Presa a um degrau, nunca à cadeira

Para Catarina, os meios de comunicação social e as redes sociais têm um papel na desconstrução da imagem das pessoas com deficiência. Não esconde que gostaria de chegar (por exemplo, através da televisão) a um público que está fora das redes sociais e da sua "bolha" de contactos interessados no assunto. "Onde é que vemos as pessoas com deficiência? É a chorar num sofá às duas da tarde a falar com uma apresentadora de televisão, e esta referência é muito perpetuada pelos media", alerta Catarina.

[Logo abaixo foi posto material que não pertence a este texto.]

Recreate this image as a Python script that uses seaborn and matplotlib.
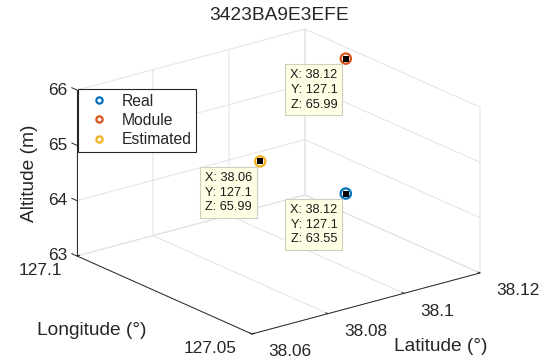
import numpy as np
import pandas as pd
import matplotlib
matplotlib.use("Agg")
import matplotlib.pyplot as plt
from matplotlib.lines import Line2D
import seaborn as sns
from mpl_toolkits.mplot3d import proj3d

# ---------------- data ----------------
title = "3423BA9E3EFE"
series = ["Real", "Module", "Estimated"]
latitude = [38.116, 38.116, 38.064]
longitude = [127.084, 127.084, 127.052]
altitude = [63.55, 65.99, 65.99]
colors = ["#0072BD", "#D95319", "#EDB120"]
tip_series = ["Module", "Estimated", "Real"]

lat_ticks = [38.06, 38.08, 38.10, 38.12]
lat_ticklabels = ["38.06", "38.08", "38.1", "38.12"]
lon_ticks = [127.05, 127.10]
lon_ticklabels = ["127.05", "127.1"]
alt_ticks = [63, 64, 65, 66]
alt_ticklabels = ["63", "64", "65", "66"]
lat_label = "Latitude (°)"
lon_label = "Longitude (°)"
alt_label = "Altitude (m)"

df = pd.DataFrame({"series": series, "lat": latitude, "lon": longitude, "alt": altitude})

# ---------------- style ----------------
sns.set_theme(style="white")
plt.rcParams.update({
    "font.family": ["Liberation Sans", "DejaVu Sans"],
    "axes.edgecolor": "#262626",
    "axes.linewidth": 0.7,
    "grid.color": "#e2e2e2",
    "grid.linewidth": 0.7,
    "grid.linestyle": "-",
    "xtick.color": "#262626",
    "ytick.color": "#262626",
    "xtick.major.width": 0.7,
    "ytick.major.width": 0.7,
    "text.color": "#262626",
})
palette = dict(zip(series, sns.color_palette(colors)))
INK = "#262626"

fig = plt.figure(figsize=(5.45, 3.61), dpi=100)
ax = fig.add_axes([0.1708, -0.0163, 0.6624, 1.0], projection="3d",
                  proj_type="ortho", computed_zorder=False)
ax.set_xlim(lat_ticks[0], lat_ticks[-1])
ax.set_ylim(lon_ticks[0], lon_ticks[-1])
ax.set_zlim(alt_ticks[0], alt_ticks[-1])
ax.set_box_aspect((1, 0.991, 0.613), zoom=1.191)
ax.view_init(elev=20.2, azim=-127.76)
ax.grid(True)

ax.set_xticks(lat_ticks)
ax.set_yticks(lon_ticks)
ax.set_zticks(alt_ticks)
ax.set_xticklabels([""] * len(lat_ticks))
ax.set_yticklabels([""] * len(lon_ticks))
ax.set_zticklabels([""] * len(alt_ticks))
ax.set_xlabel("")
ax.set_ylabel("")
ax.set_zlabel("")

for a in (ax.xaxis, ax.yaxis, ax.zaxis):
    a.set_pane_color((1, 1, 1, 0))
    a.pane.set_edgecolor("#e2e2e2")
    a._axinfo["tick"]["inward_factor"] = 0.0
    a._axinfo["tick"]["outward_factor"] = 0.15
# the z axis is drawn on the left edge below
ax.zaxis.line.set_color((0, 0, 0, 0))
ax.zaxis._axinfo["tick"]["outward_factor"] = 0.0

# left vertical z axis with small ticks
lat0, lon1 = lat_ticks[0], lon_ticks[-1]
ax.plot([lat0, lat0], [lon1, lon1], [alt_ticks[0], alt_ticks[-1]],
        color=INK, lw=0.7, zorder=3, clip_on=False)
tick_len = (lon_ticks[-1] - lon_ticks[0]) * 0.03
for v in alt_ticks:
    ax.plot([lat0, lat0], [lon1, lon1 + tick_len], [v, v],
            color=INK, lw=0.7, zorder=3, clip_on=False)

# ---------------- points ----------------
for _, row in df.iterrows():
    ax.scatter([row.lat], [row.lon], [row.alt], marker="o", s=55,
               facecolors="none", edgecolors=[palette[row.series]],
               linewidths=1.6, depthshade=False, zorder=4)

tips = df.set_index("series").loc[tip_series]
ax.scatter(tips.lat, tips.lon, tips.alt, marker="s", s=22, c="black",
           linewidths=0, depthshade=False, zorder=5)

M = ax.get_proj()


def to2d(x, y, z):
    xs, ys, _ = proj3d.proj_transform(np.atleast_1d(x), np.atleast_1d(y),
                                      np.atleast_1d(z), M)
    return float(xs[0]), float(ys[0])


# data tips
for s, row in tips.iterrows():
    txt = f"X: {row.lat:.4g}\nY: {row.lon:.4g}\nZ: {row.alt:.4g}"
    ax.annotate(txt, xy=to2d(row.lat, row.lon, row.alt), xycoords="data",
                xytext=(-8.5, -10.5), textcoords="offset pixels",
                ha="right", va="top", fontsize=9.2, linespacing=1.3,
                color="#1a1a1a", zorder=10, annotation_clip=False,
                bbox=dict(boxstyle="square,pad=0.38", fc="#FFFFE6",
                          ec="#CFCFC0", lw=0.8))

# tick labels
TICK_FS = 12.4
for v, lab in zip(lat_ticks, lat_ticklabels):
    ax.annotate(lab, xy=to2d(v, lon_ticks[0], alt_ticks[0]), xytext=(16, -18),
                textcoords="offset pixels", ha="left", va="center",
                fontsize=TICK_FS, color=INK, annotation_clip=False)
for v, lab in zip(lon_ticks, lon_ticklabels):
    ax.annotate(lab, xy=to2d(lat_ticks[0], v, alt_ticks[0]), xytext=(-15, -15),
                textcoords="offset pixels", ha="right", va="center",
                fontsize=TICK_FS, color=INK, annotation_clip=False)
for v, lab in zip(alt_ticks, alt_ticklabels):
    ax.annotate(lab, xy=to2d(lat_ticks[0], lon_ticks[-1], v), xytext=(-10, 0),
                textcoords="offset pixels", ha="right", va="center",
                fontsize=TICK_FS, color=INK, annotation_clip=False)

# axis labels
LAB_FS = 13.8
lat_mid = (lat_ticks[0] + lat_ticks[-1]) / 2
lon_mid = (lon_ticks[0] + lon_ticks[-1]) / 2
alt_mid = (alt_ticks[0] + alt_ticks[-1]) / 2
ax.annotate(lat_label, xy=to2d(lat_mid, lon_ticks[0], alt_ticks[0]), xytext=(75, -43.5),
            textcoords="offset pixels", ha="center", va="center",
            fontsize=LAB_FS, color=INK, annotation_clip=False)
ax.annotate(lon_label, xy=to2d(lat_ticks[0], lon_mid, alt_ticks[0]), xytext=(-72.5, -36),
            textcoords="offset pixels", ha="center", va="center",
            fontsize=LAB_FS, color=INK, annotation_clip=False)
ax.annotate(alt_label, xy=to2d(lat_ticks[0], lon_ticks[-1], alt_mid), xytext=(-47, 0),
            textcoords="offset pixels", ha="center", va="center", rotation=90,
            fontsize=LAB_FS, color=INK, annotation_clip=False)

fig.text(0.512, 1 - 15 / 361, title, ha="center", va="center",
         fontsize=13.8, color=INK)

handles = [Line2D([], [], marker="o", ls="none", mfc="none", mec=palette[s],
                  mew=1.6, ms=4.5, label=s) for s in series]
leg = fig.legend(handles=handles, loc="upper left",
                 bbox_to_anchor=(78 / 545, 1 - 89 / 361),
                 bbox_transform=fig.transFigure, borderaxespad=0,
                 fontsize=11.3, frameon=True, fancybox=False, framealpha=1,
                 edgecolor=INK, borderpad=0.29, labelspacing=0.27,
                 handlelength=2.1, handletextpad=0.39)
leg.get_frame().set_linewidth(0.8)

fig.savefig("out.png", dpi=100)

A imagem de "condenada ou presa a uma cadeira de rodas" persiste, mas a "Espécie rara sobre rodas" insiste: "Nunca me senti presa à cadeira de rodas; sinto‑me presa a um degrau, à falta de uma rampa e de acessibilidade que vejo à minha volta, e não ao meu produto de apoio." Descrição após descrição ("em casa, sou autónoma; no Porto, não; o que mudou? o ambiente"), uma imagem diferente da pessoa de cadeira de rodas fica bem clara. Para quem enfrenta a necessidade de se deslocar de cadeira de rodas pela primeira vez, Catarina aconselha: "Lida com os teus sentimentos como tiveres de lidar, mas lembra‑te de que o problema não é teu, é das barreiras à nossa volta. Procura outras referências, outras pessoas com deficiência. Experimenta, porque vai haver coisas que consegues fazer de outra forma. Tenho uma vida perfeitamente realizada na minha cadeira de rodas!"